At The Foot Of The Cross

I find in the gospel that I'm woke to the right view of myself, and others, no matter where they're from, their gender, their sexual orientation, or their race. You see the gospel won't let me think too much of myself, but neither will it allow me to think myself as lowly. What I'm called to acknowledge is my fallenness, my need for redemption, and then I'm asked to look to the cross. I can take no credit for Christ's work on the cross, but I can claim it. I can't earn its rewards, but I can receive them. I heard it said this way "the Christian knows he is more broken, sinful, and wicked than he could ever imagine, yet at the same time more loved, accepted and restored than he could ever hope". It is awareness and acknowledgment of this reality that fosters the unique humility which marks a Christian. You see only in light of the gospel am I fully aware of who I am. Only at the foot of the cross do I understand the grace I've been shown, and this understanding fosters within me a sense of gratefulness, gratitude, and most of all humility. I carry this awareness with me as I go about my day, as I meet others, as I interact. Should I fail to grasp this reality even for a moment, and I sometimes do, the Holy Spirit is there with his hand on my shoulder.
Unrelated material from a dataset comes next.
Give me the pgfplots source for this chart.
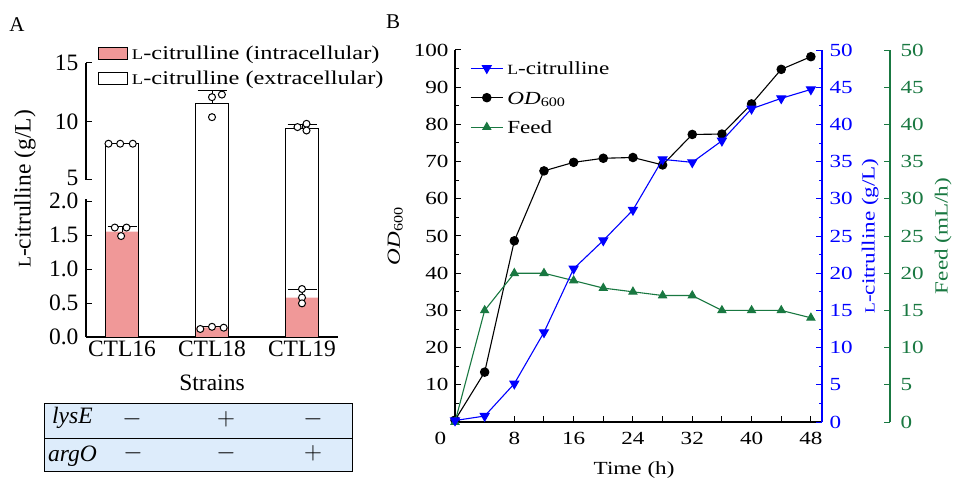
\documentclass[border=0pt]{standalone}
\usepackage{fontspec}
\setmainfont{Liberation Serif}
\newfontfamily\bfont{Liberation Serif}[FakeStretch=1.25]
\usepackage{pgfplots}
\pgfplotsset{compat=1.18}

\definecolor{barpink}{RGB}{240,152,152}
\definecolor{tabblue}{RGB}{221,236,251}
\definecolor{feedgreen}{RGB}{25,120,65}
\definecolor{citblue}{RGB}{0,0,255}
\newcommand{\Lsc}{\scalebox{0.76}{L}}
\newcommand{\fA}{\fontsize{23.5}{26}\selectfont}
\newcommand{\fB}{\bfont\fontsize{18.5}{21}\selectfont}

\pgfplotsset{
  panelB/.style={scale only axis, width=367pt, height=372pt, xmin=0, xmax=49.5,
    font=\fB, /pgf/number format/assume math mode=true,
    tick align=inside, major tick length=6pt, minor tick length=3.5pt,
    axis line style={line width=1.1pt}},
  dots/.style={only marks, mark=*, mark size=3.5pt,
    mark options={line width=1pt, fill=white, draw=black}, forget plot},
  errA/.style={error bars/.cd, y dir=plus, y explicit,
    error bar style={black, line width=1pt},
    error mark options={black, rotate=90, mark size=14.5pt, line width=1pt}},
}

\begin{document}
\begin{tikzpicture}[font=\fA]
\useasboundingbox (0pt,0pt) rectangle (955pt,482pt);

% ---------------- panel A: broken y axis (0-2.31 | 5-15) in one axis
% above the break one unit is 0.17206 of a unit below it
\begin{axis}[scale only axis, width=252pt, height=274pt,
  at={(86pt,145pt)}, anchor=south west,
  xmin=-0.4, xmax=2.4, ymin=0, ymax=15,
  y coord trafo/.code={\pgfmathparse{(#1<=2.31)*#1 + (#1>2.31)*(#1<5)*2.31 + (#1>=5)*(2.31+(#1-5)*0.17206)}},
  y coord inv trafo/.code={\pgfmathparse{(#1<=2.31)*#1 + (#1>2.31)*(5+(#1-2.31)/0.17206)}},
  font=\fA, /pgf/number format/assume math mode=true,
  clip=false,
  axis x line*=bottom, axis y line*=left,
  axis line style={line width=1.1pt},
  y axis line style={draw=none},
  tick align=inside, major tick length=6pt,
  tick style={black, line width=1pt},
  ytick={0,0.5,1,1.5,2,5,10,15},
  yticklabels={0.0,0.5,1.0,1.5,\raisebox{-1pt}{2.0},\raisebox{4pt}{5},10,15},
  yticklabel style={xshift=-4pt, inner ysep=0pt},
  xtick={0,1,2}, xticklabels={CTL16,CTL18,CTL19},
  x tick style={draw=none},
  xlabel={Strains},
  xlabel style={at={(axis description cs:0.5,-0.166)}, anchor=center},
  ylabel={\Lsc-citrulline (g/L)},
  ylabel style={at={(axis description cs:-0.242,0.540)}, anchor=center},
  legend style={draw=none, fill=none, inner sep=0pt,
    at={(rel axis cs:0.0476,1.0693)}, anchor=north west,
    font=\bfont\fontsize{19.5}{22}\selectfont, row sep=7pt,
    nodes={inner xsep=4pt, inner ysep=0pt, text height=15pt, text depth=3pt}},
  legend cell align=left,
]
% broken axis line
\draw[line width=1.1pt] (axis cs:-0.4,0) -- (axis cs:-0.4,2.03);
\draw[line width=1.1pt] (axis cs:-0.4,5) -- (axis cs:-0.4,15);
% intracellular
\addplot[ybar, bar width=33pt, bar shift=0pt, fill=barpink, draw=none,
  legend image code/.code={\draw[fill=barpink, draw=black, line width=0.8pt] (0pt,-6pt) rectangle (29pt,6pt);},
  errA]
  coordinates {(0,1.55) +- (0,0.08) (1,0.14) +- (0,0.02) (2,0.58) +- (0,0.12)};
\addlegendentry{\Lsc-citrulline (intracellular)}
% extracellular (bar drawn to the total titre); the errors are added after the
% axis transform, so the SDs 0.04, 1.15, 0.33 g/L are given times 0.17206
\addplot[ybar, bar width=33pt, bar shift=0pt, fill=none, draw=black, line width=1pt,
  legend image code/.code={\draw[black, line width=0.8pt, fill=white] (0pt,-6pt) rectangle (29pt,6pt);},
  errA]
  coordinates {(0,8.1) +- (0,0.0069) (1,11.5) +- (0,0.1979) (2,9.4) +- (0,0.0568)};
\addlegendentry{\Lsc-citrulline (extracellular)}
% replicates
\addplot[dots] coordinates {
  (-0.08,1.61) (0.05,1.61) (-0.01,1.485)
  (0.87,0.118) (1,0.15) (1.13,0.137)
  (2,0.706) (2,0.58) (2,0.495)
  (-0.15,8.1) (-0.02,8.1) (0.12,8.1)
  (1,12.08) (1.11,12.3) (1,10.37)
  (1.95,9.52) (2.05,9.8) (2.05,9.23)
};
\end{axis}

% ---------------- table under panel A
\draw[fill=tabblue, line width=1pt] (44pt,11pt) rectangle (352pt,79pt);
\draw[line width=1pt] (44pt,44pt) -- (352pt,44pt);
\node[anchor=base west, inner sep=0pt] at (52pt,59pt) {\textit{lysE}};
\node[anchor=base west, inner sep=0pt] at (48pt,20.3pt) {\textit{argO}};
\node[inner sep=0pt] at (132pt,63pt) {$-$};
\node[inner sep=0pt] at (226pt,63pt) {$+$};
\node[inner sep=0pt] at (313pt,63pt) {$-$};
\node[inner sep=0pt] at (133pt,29pt) {$-$};
\node[inner sep=0pt] at (226pt,29pt) {$-$};
\node[inner sep=0pt] at (313pt,29pt) {$+$};

\node[font=\fontsize{21}{24}\selectfont] at (17pt,457pt) {A};
\node[font=\fontsize{21}{24}\selectfont] at (393pt,460pt) {B};

% ---------------- panel B, OD600 (left axis)
\begin{axis}[panelB, at={(455pt,60pt)}, anchor=south west,
  ymin=0, ymax=100,
  axis x line*=bottom, axis y line*=left,
  tick style={black, line width=1pt},
  xtick={4,8,...,48}, xticklabels={,8,,16,,24,,32,,40,,48},
  extra x ticks={0}, extra x tick labels={0},
  extra x tick style={major tick length=0pt, xticklabel style={xshift=-14.5pt}},
  xticklabel style={yshift=-7pt},
  ytick={0,10,...,100}, yticklabels={,10,20,30,40,50,60,70,80,90,100},
  minor y tick num=1,
  yticklabel style={xshift=-3pt},
  xlabel={Time (h)},
  xlabel style={at={(axis description cs:0.488,-0.129)}, anchor=center},
  ylabel={\textit{OD}\textsubscript{600}},
  ylabel style={at={(axis description cs:-0.163,0.5)}, anchor=center},
  legend image code/.code={\draw[mark repeat=2, mark phase=2, #1] plot coordinates {(0pt,0pt) (16pt,0pt) (32pt,0pt)};},
  legend style={draw=none, fill=none, inner sep=0pt,
    at={(rel axis cs:0.041,0.9745)}, anchor=north west, row sep=12.5pt,
    nodes={inner xsep=4pt, inner ysep=0pt, text height=15pt, text depth=2pt}},
  legend cell align=left,
]
\addlegendimage{citblue, line width=1.1pt, mark=triangle*, mark size=5pt, mark options={rotate=180}}
\addlegendentry{\Lsc-citrulline}
\addplot[black, line width=1.1pt, mark=*, mark size=4.2pt] coordinates {
  (0,0.5) (4,13.4) (8,48.7) (12,67.5) (16,69.8) (20,70.9) (24,71.1)
  (28,69.1) (32,77.3) (36,77.4) (40,85.5) (44,94.8) (48,98.2)
};
\addlegendentry{\textit{OD}\textsubscript{600}}
\addlegendimage{feedgreen, line width=1.1pt, mark=triangle*, mark size=4.5pt}
\addlegendentry{Feed}
\end{axis}

% ---------------- panel B, feed (offset right axis)
\begin{axis}[panelB, at={(455pt,60pt)}, anchor=south west,
  width=435pt, xmax=58.67, ymin=0, ymax=50,
  axis x line=none, axis y line*=right,
  y axis line style={feedgreen},
  ytick={0,5,...,50},
  tick style={feedgreen, line width=1pt},
  yticklabel style={feedgreen, xshift=7pt},
  ylabel={Feed (mL/h)},
  ylabel style={feedgreen, at={(axis description cs:1.122,0.5)}, anchor=center},
]
\addplot[feedgreen, line width=1.1pt, mark=triangle*, mark size=4.5pt] coordinates {
  (0,0) (4,15) (8,20) (12,20) (16,19) (20,18) (24,17.5)
  (28,17) (32,17) (36,15) (40,15) (44,15) (48,14)
};
\end{axis}

% ---------------- panel B, L-citrulline (right axis)
\begin{axis}[panelB, at={(455pt,60pt)}, anchor=south west,
  ymin=0, ymax=50,
  axis x line=none, axis y line*=right,
  y axis line style={citblue},
  ytick={0,5,...,50}, minor y tick num=1,
  tick style={citblue, line width=1pt},
  yticklabel style={citblue, xshift=4pt},
  ylabel={\Lsc-citrulline (g/L)},
  ylabel style={citblue, at={(axis description cs:1.131,0.5)}, anchor=center},
]
\addplot[citblue, line width=1.1pt, mark=triangle*, mark size=5pt, mark options={rotate=180}] coordinates {
  (0,0.2) (4,0.8) (8,5.15) (12,12.05) (16,20.6) (20,24.4) (24,28.5)
  (28,35.3) (32,34.9) (36,37.8) (40,42.1) (44,43.5) (48,44.7)
};
\end{axis}
\end{tikzpicture}
\end{document}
Yet he is not there to berate me, condemn me, or accuse me in the midst of my shortcomings and failures. He is there to lovingly remind, correct, and restore me. So you see the gospel is unmatched and unparalleled in all of human history. No other religion, no philosophical teaching, no social, cultural, or political movement can touch it when it comes to fostering a right understanding of oneself and others. Why? because it's grounded in God's truth. That truth says that all God's creatures are created in his image and likeness, all are precious to him, and all are to be treated with dignity and respect. Remaining woke to this understanding is what I will seek all of my days.